Other passenger ferry prospects
Candela already has company in that market. Belfast-based boat builder Artemis Technologies inked an agreement in February with the US firm Delta Marine to develop battery-electric hydrofoils for Puget Sound routes. Artemis’s EF-24 will carry 150 people at a cruising speed of 34 knots (39 mph) and a range on foils of 70 nautical miles (80.5 miles).
And in the Bay Area, the San Francisco Bay Ferry placed an order in December for three battery-electric, 150-passenger catamaran ferries from All American Marine, with the first vessel set to begin service on its shorter routes in early 2027. That ferry operator’s electrification ambitions include converting four 400-passenger diesel ferries to electric power.

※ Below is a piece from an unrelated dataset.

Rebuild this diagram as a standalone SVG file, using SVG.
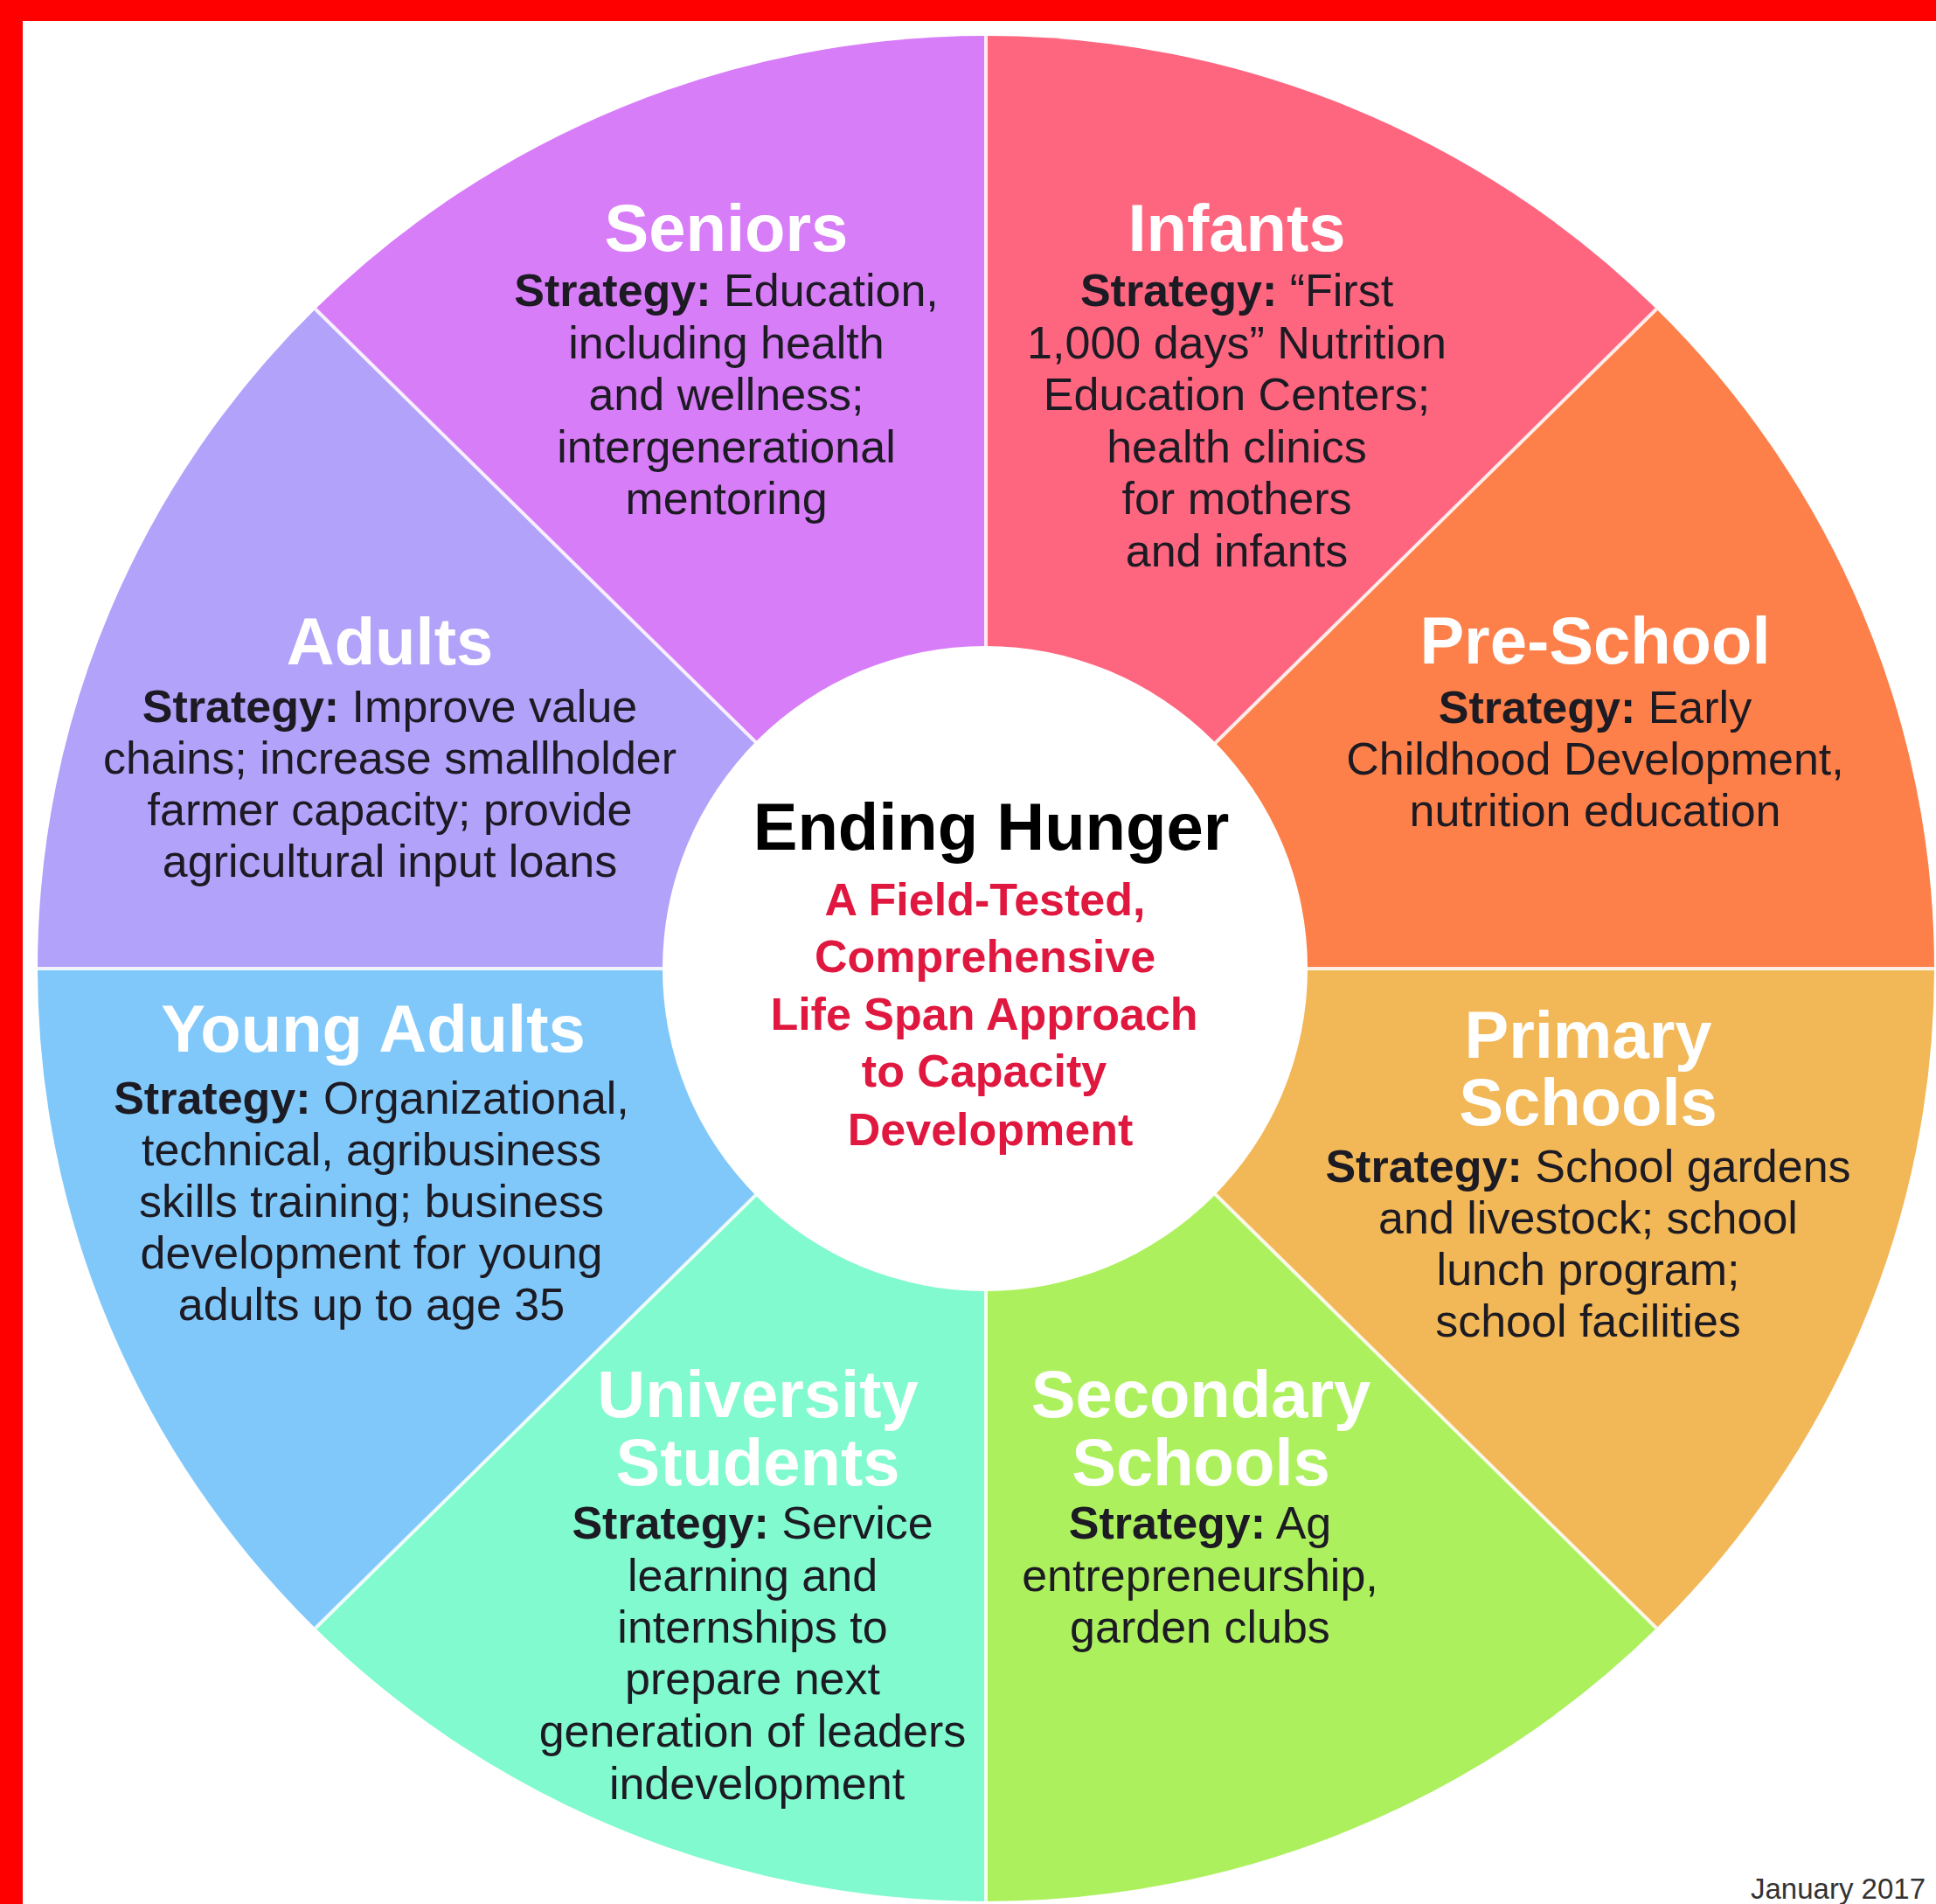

Putting batteries in a boat might seem like a much more ambitious venture into zero-emission transportation than electric cars, but the concept also has some nonobvious virtues.

“Ferries are the largest vessels capable of becoming pure electric due to their well-defined operational profiles—often the exact routes, energy profile, stoppage times, size, load requirements, etc., are accurately known during the powertrain design, eliminating range anxiety and allowing high-cost batteries or other energy storage systems to be right-sized,” says Mika Takahashi, senior technology analyst at IDTechEx, a Cambridge, England-based research firm.
But electric ferries also constitute a tiny fraction of the worldwide ferry fleet. IDTechEx estimates that only 280 e-ferries have been sold, with 440 more sales predicted through 2030. In the US alone, 604 passenger ferries were in service in 2022, per the latest Department of Transportation statistics available; the industry group Interferry estimated there were 15,400 in operation worldwide in 2019.
Takahashi also notes two other possible obstacles. One is “being a relatively small subset of the EV industry” relative to cars, meaning a slower pace of innovation. Another is “unpredictable policy shifts” in the US and other countries—such as the Trump administration’s weird and evidence-detached hostility to EVs.